O Itamaraty também se manifestou sobre o ocorrido:
"O Ministério das Relações Exteriores informa que recebeu, na manhã de hoje, os Embaixadores do Gabão e de Burkina Faso em Brasília, a propósito da abordagem policial a menores que são filhos de diplomatas acreditados junto ao Estado brasileiro. Na reunião, foi entregue em mãos dos Embaixadores estrangeiros nota verbal com um pedido formal de desculpas pelo lado brasileiro, e o anúncio de que o Ministério de Relações Exteriores acionará o governo do estado do Rio de Janeiro, solicitando apuração rigorosa e responsabilização adequada dos policiais envolvidos na abordagem. Nota de teor idêntico será entregue em mãos, ainda hoje, ao Embaixador do Canadá", diz a nota do órgão.
Nesta sexta-feira (5), os quatro adolescentes foram ouvidos pela Comissão de Defesa dos Direitos Humanos e Cidadania (CDDHC) da Assembleia Legislativa do Rio de Janeiro (Alerj).
O encontro foi fechado à imprensa e os membros da comissão afirmaram que vão questionar quais medidas serão tomadas e se os agentes envolvidos no episódio responderão a processo administrativo disciplinar.
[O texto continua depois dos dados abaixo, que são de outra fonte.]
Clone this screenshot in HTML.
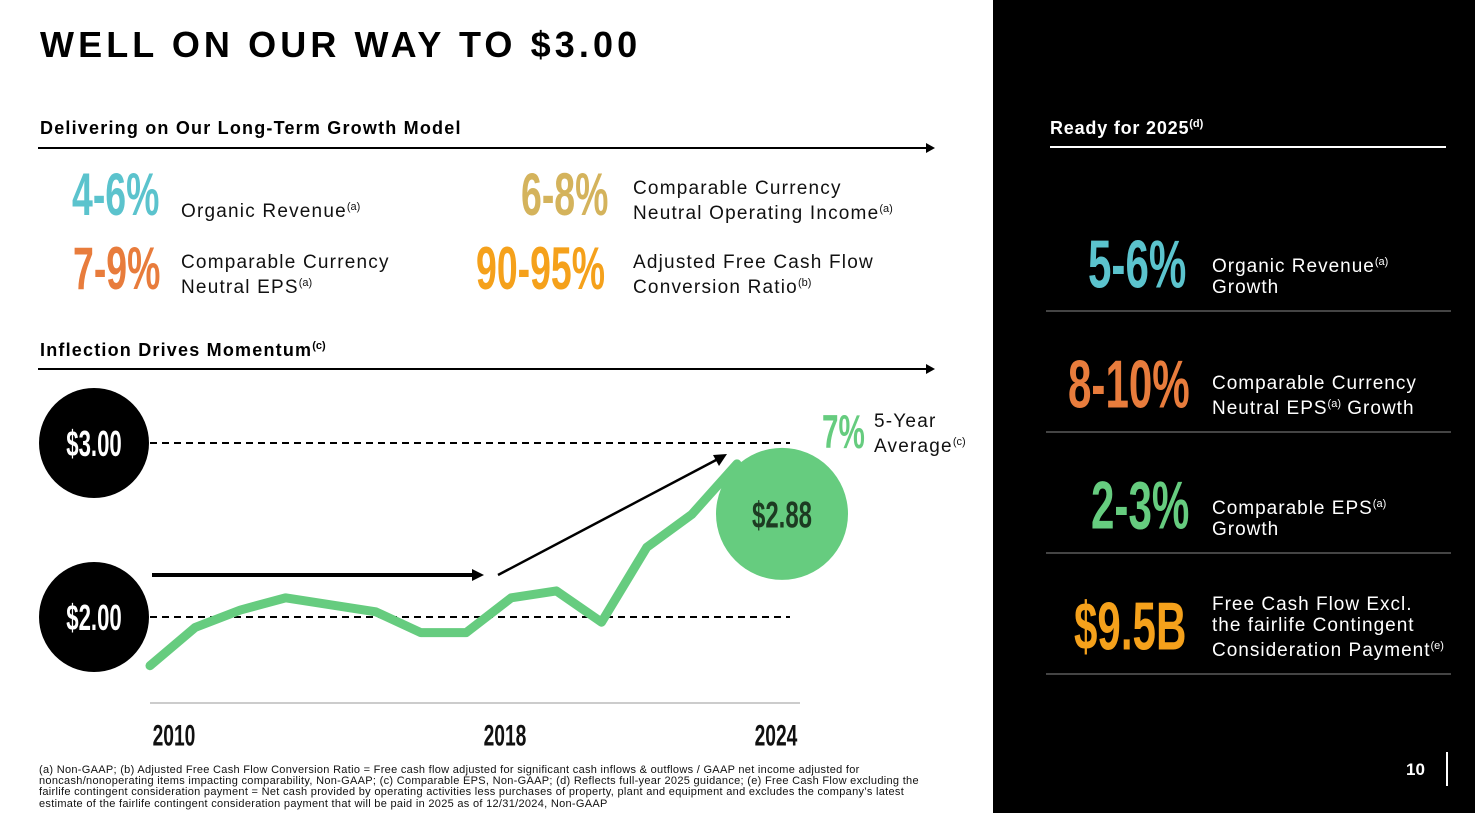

“Oficiaremos a Polícia Militar, exigindo respostas claras sobre as medidas que serão adotadas. Queremos saber se os agentes envolvidos responderão a processo administrativo disciplinar e quais protocolos estão sendo aplicados para garantir a segurança das vítimas. É inaceitável que abordagens racistas ainda ocorram no Rio de Janeiro a partir das forças de segurança. Este é mais um exemplo das experiências diárias enfrentadas por jovens negros no estado”, diz a deputada Dani Monteiro, presidente da Comissão de Direitos Humanos da Alerj.